19 Kasım 2012 Pazartesi

Futbol-Sen Kuruldu



Futbolda yıllardır süre gelen ama bir türlü ciddi gerçekçi adımların atılamadığı bir alan olarak sendikalaşma hep var oldu. Sendikanın hayatın her alanına öcü olarak lanse edildiği işçinin hakkını arama yerinden çok egemenlerin anarşi yuvası diye göstermeleri ve görecek kişilerin de sorgulamadan o şekilde görmeleri toplumda bu alanda 70’lerin 80’lerin travması olarak hep var oldu.
Kimileri için Kemal Sunal’ın klasiklerinde Harranlı-Sendikalı ayrımından öte anlam taşımayan sendika alanı aslında futbolun hep kanayan yarası olarak kaldı. Kimi oyuncular, antrenörler sebepsizce görevlerinden alınırken sadece vefa duyan taraftarların hatırasında kalan anılar olarak kalabildiler. Kimi o hatıralara sığacak kadar zaman bile dolduramamıştı. Transfer sezonu bitmişken kaptanını kovan “büyük” kulüplerin, televizyonda canlı yayında teknik direktörü ile yollarını ayıran köklü kulüpleri olan bir ülkedeyiz.  Her şey olup biterken futbol romantiklerine kalmış gibi gözüküyor sendika. Metin Kurt’un ölümünden sonra popülizm ile birlikte yeniden sendika homurdanmaları olsa da o adımı kimse atamıyor.
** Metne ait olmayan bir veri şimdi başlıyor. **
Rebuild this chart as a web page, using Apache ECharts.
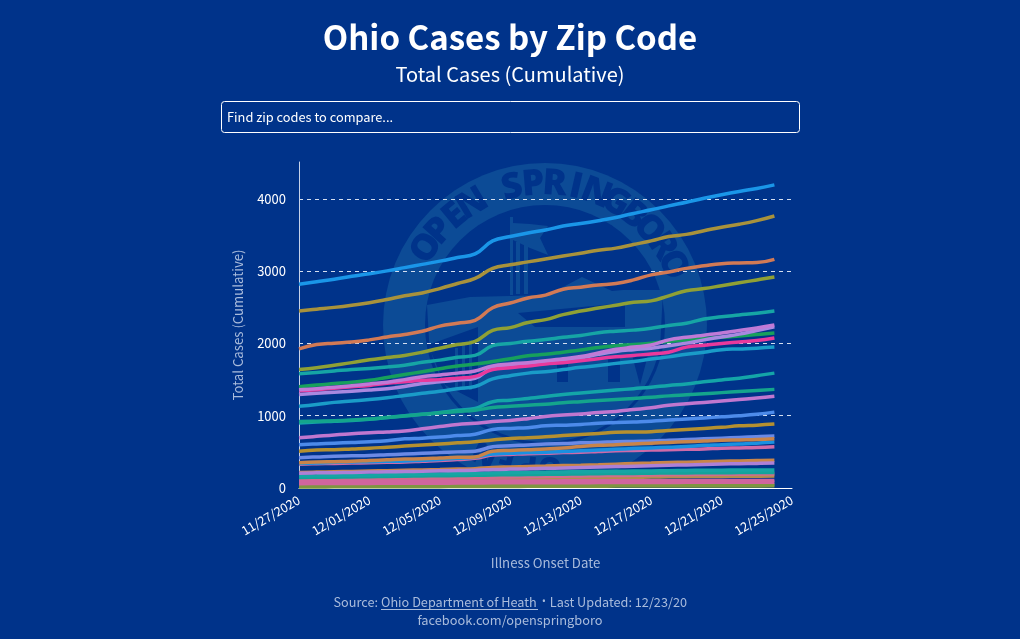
<!DOCTYPE html>
<html><head><meta charset="utf-8">
<script src="https://cdn.jsdelivr.net/npm/echarts@6/dist/echarts.min.js"></script>
<style>html,body{margin:0;padding:0;background:#00338a}#c{width:1020px;height:639px}</style>
</head><body><div id="c"></div>
<script>
const dates=["11/27/2020","11/28/2020","11/29/2020","11/30/2020","12/01/2020","12/02/2020","12/03/2020","12/04/2020","12/05/2020","12/06/2020","12/07/2020","12/08/2020","12/09/2020","12/10/2020","12/11/2020","12/12/2020","12/13/2020","12/14/2020","12/15/2020","12/16/2020","12/17/2020","12/18/2020","12/19/2020","12/20/2020","12/21/2020","12/22/2020","12/23/2020","12/24/2020","12/25/2020"];
const blue1=[2820,2855,2890,2930,2965,3005,3050,3095,3140,3190,3240,3420,3480,3530,3570,3625,3660,3700,3745,3800,3850,3905,3955,4010,4060,4105,4145,4195];
const gold1=[2450,2475,2500,2530,2565,2610,2660,2700,2760,2830,2900,3040,3090,3130,3170,3210,3250,3290,3320,3370,3420,3480,3510,3560,3610,3650,3700,3765];
const coral=[1925,1985,2005,2020,2050,2090,2125,2170,2240,2280,2320,2495,2560,2630,2670,2750,2780,2810,2830,2880,2950,2990,3040,3075,3105,3115,3120,3165];
const olive=[1640,1665,1700,1735,1775,1805,1835,1880,1935,1985,2030,2180,2220,2290,2330,2400,2450,2490,2530,2570,2590,2660,2730,2760,2800,2840,2880,2920];
const teal1=[1580,1600,1620,1640,1655,1675,1700,1740,1770,1810,1835,1970,2000,2030,2055,2085,2110,2150,2170,2185,2210,2250,2280,2340,2370,2395,2420,2450];
const green1=[1400,1425,1445,1465,1490,1530,1570,1610,1650,1690,1715,1750,1790,1830,1850,1880,1910,1945,1970,1985,2005,2030,2050,2070,2085,2105,2125,2145];
const lavender=[1295,1310,1325,1340,1355,1375,1405,1445,1470,1495,1520,1660,1680,1700,1745,1770,1800,1850,1890,1915,1935,1970,2005,2050,2090,2130,2180,2230];
const magenta=[1345,1360,1380,1400,1420,1450,1470,1490,1500,1520,1545,1640,1665,1690,1715,1735,1760,1790,1815,1835,1855,1880,1950,1975,2000,2020,2040,2075];
const orchid1=[1360,1375,1395,1415,1440,1465,1500,1540,1565,1590,1620,1690,1715,1735,1760,1790,1820,1870,1920,1950,1980,2050,2085,2115,2145,2180,2215,2255];
const cyan1=[1130,1155,1185,1205,1225,1250,1280,1310,1340,1375,1405,1510,1555,1590,1610,1640,1670,1695,1725,1750,1785,1815,1850,1880,1915,1925,1935,1950];
const teal2=[900,915,925,935,950,975,1000,1020,1045,1075,1100,1195,1215,1240,1265,1295,1315,1335,1355,1375,1395,1420,1440,1470,1495,1520,1555,1590];
const seaGreen=[920,925,930,940,955,975,995,1020,1040,1060,1075,1115,1130,1145,1160,1180,1195,1210,1225,1240,1255,1275,1290,1305,1320,1335,1350,1365];
const orchid2=[695,715,735,750,765,775,790,820,850,880,895,920,935,960,990,1010,1025,1045,1060,1085,1110,1145,1165,1185,1205,1225,1245,1270];
const cornflower=[600,610,620,630,640,655,680,690,705,725,745,810,825,835,860,870,880,895,905,915,925,940,955,970,985,1000,1020,1050];
const gold2=[510,525,530,540,550,565,580,595,610,625,640,665,685,695,710,725,740,755,770,775,780,795,810,825,840,860,870,885];
const pink2=[330,335,340,345,350,355,360,370,380,395,410,455,465,475,480,490,495,505,515,520,525,530,535,540,550,555,560,570];
const blue2=[340,345,355,360,365,370,375,385,395,410,425,470,480,490,495,505,515,525,535,545,555,565,575,590,600,610,620,635];
const periwinkle=[420,430,440,445,450,460,470,480,490,500,510,570,585,595,610,615,625,630,640,645,650,660,670,680,690,700,710,720];
const orange1=[350,360,365,370,380,390,400,405,415,425,430,510,520,530,540,555,575,590,600,610,620,630,640,650,660,665,670,680];
const orange2=[215,220,225,230,235,240,245,250,255,262,268,285,292,298,303,310,315,322,330,338,345,352,358,365,370,375,380,385];
const lavender2=[205,210,212,216,220,224,228,232,238,242,246,256,262,266,272,278,284,290,296,302,308,314,320,326,332,336,340,345];
const teal3=[165,168,172,175,178,182,186,190,194,197,200,208,212,215,218,222,225,228,231,234,237,240,243,245,247,248,249,250];
const teal4=[145,148,150,153,156,160,163,166,170,172,175,180,183,186,189,192,195,198,200,202,205,207,209,210,212,213,214,215];
const rose1=[110,113,116,119,122,125,128,132,135,138,141,150,153,156,160,163,166,170,173,176,179,182,185,187,189,191,193,195];
const tan1=[90,93,96,98,100,103,106,109,112,115,118,125,128,131,134,137,140,143,146,149,152,155,157,159,160,162,164,165];
const pink3=[90,91,91,92,92,93,93,94,94,95,95,97,97,98,98,99,99,100,100,101,101,102,102,103,103,104,104,105];
const pink4=[60,61,62,63,64,65,66,67,67,68,69,71,72,72,73,74,74,75,76,76,77,77,78,78,79,79,80,80];
const olive2=[25,26,27,28,28,29,30,31,31,32,33,35,36,36,37,38,39,39,40,41,41,42,43,43,44,44,45,45];
const green2=[15,15,16,17,17,18,18,19,19,20,21,22,22,23,24,24,25,25,26,26,27,27,28,28,29,29,29,30];

const seriesDefs=[
 [green2,'#7f9640'],[olive2,'#7f9640'],[tan1,'#b48b4c'],[rose1,'#cf6d8c'],[pink4,'#d0659e'],[pink3,'#d0659e'],[teal4,'#14a39a'],[teal3,'#16a5a5'],
 [orange2,'#c8854a'],[lavender2,'#ad80d6'],[pink2,'#cf6aa8'],[blue2,'#1a90e0'],[periwinkle,'#6a8ae6'],[orange1,'#c8844a'],[gold2,'#b59030'],[cornflower,'#4d8bea'],
 [orchid2,'#c077cf'],[teal2,'#14a5a8'],[seaGreen,'#14a58c'],[cyan1,'#1a9cc8'],[green1,'#17a05c'],[lavender,'#a888e0'],[magenta,'#e8399c'],[orchid1,'#c07ad6'],
 [teal1,'#16a5a5'],[olive,'#8fa035'],[coral,'#d27a55'],[gold1,'#a8923c'],[blue1,'#1a96e8']
];

const FONT='"Noto Sans CJK SC","Noto Sans",sans-serif';
const MUTED='#a9bcdc';
const WM='#0c4b96', BG='#00338a', CX=545, CY=325;

function arcText(str,startDeg,stepDeg,r,size){
  return [...str].map((ch,i)=>{
    const a=(startDeg+i*stepDeg)*Math.PI/180;   // clockwise from top
    return {type:'text',z:-5,silent:true,x:CX+r*Math.sin(a),y:CY-r*Math.cos(a),rotation:-a,
      style:{text:ch,fill:BG,font:'800 '+size+'px "Open Sans",sans-serif',align:'center',verticalAlign:'middle'}};
  });
}
const poly=(pts,fill)=>({type:'polygon',z:-6,silent:true,shape:{points:pts},style:{fill}});
const rect=(x,y,w,h,fill)=>({type:'rect',z:-6,silent:true,shape:{x,y,width:w,height:h},style:{fill}});
const lowerFill=[[427,305],[470,297],[548,295],[582,277],[612,291],[623,290],[663,290]];
for(let d=100;d<=262;d+=6){const a=d*Math.PI/180;lowerFill.push([CX+117*Math.sin(a),CY-117*Math.cos(a)]);}

const watermark=[
  {type:'circle',z:-8,silent:true,shape:{cx:CX,cy:CY,r:162},style:{fill:WM}},
  {type:'circle',z:-7,silent:true,shape:{cx:CX,cy:CY,r:120},style:{fill:BG}},
  poly(lowerFill,WM),
  rect(510,217,3,78,WM),poly([[513,223],[530,224],[548,226],[540,238],[548,255],[530,248],[513,240]],WM),
  rect(516,242,4,52,WM),rect(524,242,4,52,WM),
  poly([[518,313],[625,303],[625,327],[535,327]],BG),
  poly([[428,345],[478,327],[478,402],[445,385]],BG),
  rect(455,348,3,40,WM),rect(462,342,3,48,WM),rect(469,340,3,50,WM),
  rect(557,363,11,19,BG),rect(608,357,12,25,BG),poly([[632,355],[648,355],[640,385]],BG),
  ...arcText('OPEN SPRINGBORO',-57,8.7,141,36),
  ...arcText('OPEN',178,9,141,30),
];

const chart=echarts.init(document.getElementById('c'),null,{renderer:'canvas'});
chart.setOption({
  backgroundColor:BG,
  animation:false,
  grid:{left:299,right:228,top:162,bottom:151},
  xAxis:{type:'category',data:dates,boundaryGap:false,
    name:'Illness Onset Date',nameLocation:'middle',nameGap:68,
    nameTextStyle:{color:MUTED,fontSize:13.2,fontFamily:FONT},
    axisLine:{lineStyle:{color:'#ffffff',width:1}},axisTick:{show:false},splitLine:{show:false},
    axisLabel:{interval:3,rotate:30,color:'#fff',fontSize:12.5,fontFamily:FONT,margin:11,hideOverlap:false}},
  yAxis:{type:'value',min:0,max:4512,interval:1000,
    name:'Total Cases (Cumulative)',nameLocation:'middle',nameGap:54,
    nameTextStyle:{color:MUTED,fontSize:13.2,fontFamily:FONT},
    axisLine:{show:true,lineStyle:{color:'#c6d2e8',width:1}},axisTick:{show:false},
    axisLabel:{color:'#fff',fontSize:13,fontFamily:FONT,margin:13,showMaxLabel:false,formatter:v=>String(v)},
    splitLine:{show:true,showMinLine:false,showMaxLine:false,lineStyle:{color:'#d5dff0',width:1,type:[4,4]}}},
  series:seriesDefs.map(([d,c])=>({type:'line',data:d,smooth:0.45,showSymbol:false,silent:true,
     lineStyle:{color:c,width:3.5,cap:'butt'},itemStyle:{color:c}})),
  graphic:{elements:[
    ...watermark,
    {type:'text',x:510,y:37,style:{text:'Ohio Cases by Zip Code',fill:'#fff',font:'700 33px '+FONT,align:'center',verticalAlign:'middle'}},
    {type:'text',x:510,y:74,style:{text:'Total Cases (Cumulative)',fill:'#fff',font:'400 20px '+FONT,align:'center',verticalAlign:'middle'}},
    {type:'rect',shape:{x:221.5,y:101.5,width:578,height:31,r:3},style:{fill:'transparent',stroke:'#fff',lineWidth:1}},
    {type:'text',x:227,y:117,style:{text:'Find zip codes to compare...',fill:'#fff',font:'400 12.8px '+FONT,align:'left',verticalAlign:'middle'}},
    {type:'text',x:378,y:602,style:{text:'Source:',fill:MUTED,font:'400 12.7px '+FONT,align:'right',verticalAlign:'middle'}},
    {type:'text',x:381,y:602,style:{text:'Ohio Department of Heath',fill:MUTED,font:'400 12.7px '+FONT,align:'left',verticalAlign:'middle'}},
    {type:'text',x:544,y:602,style:{text:'•',fill:MUTED,font:'400 10px "Noto Sans",sans-serif',align:'center',verticalAlign:'middle'}},
    {type:'text',x:687,y:602,style:{text:'Last Updated: 12/23/20',fill:MUTED,font:'400 12.7px '+FONT,align:'right',verticalAlign:'middle'}},
    {type:'text',x:510,y:620,style:{text:'facebook.com/openspringboro',fill:MUTED,font:'400 12.8px '+FONT,align:'center',verticalAlign:'middle'}},
    {type:'rect',shape:{x:381,y:609,width:157,height:1},style:{fill:MUTED}}
  ]}
});
</script></body></html>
Sendikalı futbolcu açık söylemek gerekirse şu ortamda radikal kalacaktır. Apolitik bir futbol düzeni de bunun çanakçısı elbette. Darbe döneminde “ne sağcıyız ne solcu futbolcuyuz futbolcu” sloganlarının atıldığı futbol emekçilerinin dünyasında elbette sendikaya da yer bulmak zor oluyor.
Geçtiğimiz ay kurulan Futbol-Sen de yine böyle bir ihtiyaca istinaden kuruldu. İçerisinde eski ve aktif futbolcuların da yer aldığı oluşumda bu alanda bir eksiği giderme niyeti olduğu çok açık. Murat Bölükbaşı, Rahim Zafer ve İhsan Mert’in yanında futbolcu temsilcileri de bu oluşumda kurucu üyelerin arasında yer alıyor. Sitelerinde yer alan açıklamada şunlar yazıyor:
Yüce bir değer olan emeğin, alın terinin, futbol çalışanları açısından da uygulanması, futbol çalışanlarının gerçek ve profesyonel anlamda işçi sayılması, bu yönde oluşturulacak komisyonlarca spor iş yasasının çıkarılması veya hali hazırdaki iş yasasına futbol çalışanlarının da dâhil edilmesini sağlamaktır.
Ve ayrıca futbolun, futbol çalışanlarının kendisini ve/veya ailesini geçindirmek için çalışıp alın-teri döktüğü, teorik antrenman-pratik antrenman- maç - maç izleme- bilimsel futbol bilgisi- maç analizi- futbolcu yeteneği bulma ve onun geliştirilmesi- futbolcu veya futbol çalışanı için kariyer planlaması yapan kişilerin tam gün olarak çalıştığı, sigorta primlerinin yattığı ve çoğu meslek olarak kabul edilen iş kollarından daha fazla bilgi- yetenek- yetenek ve bilginin pratiğe dönüştürülmesi gereken tam anlamıyla profesyonel bir meslek olarak kabul edilmesini sağlamaktır.
Son olarak, futbolun ana öznesi olan futbol çalışanlarının oynanan futboldan elde edilen naklen yayın-sponsor vs. gelirlerden hak ettikleri oranda pay almasını sağlamaktır…
Şu anda ilk adımlarını atmış olan sendikaya umarım futbol dünyası bir şans verir. Üst liglerde koşullar daha rahat olsa da alt liglerde durum o kadar da rahat gözükmüyor. Ki üst ligler dediğimiz kısımda da sadece belli bir zümreyi kastedebiliyoruz ancak. O nedenle bu tarz oluşumlar önemli ve futbol dünyası tarafından desteklenmesi gerektiğini düşünüyorum. Şu unutulmamalı herkes futbolu bıraktıktan sonra ana akım medyada spor programında yorumcu olamıyor!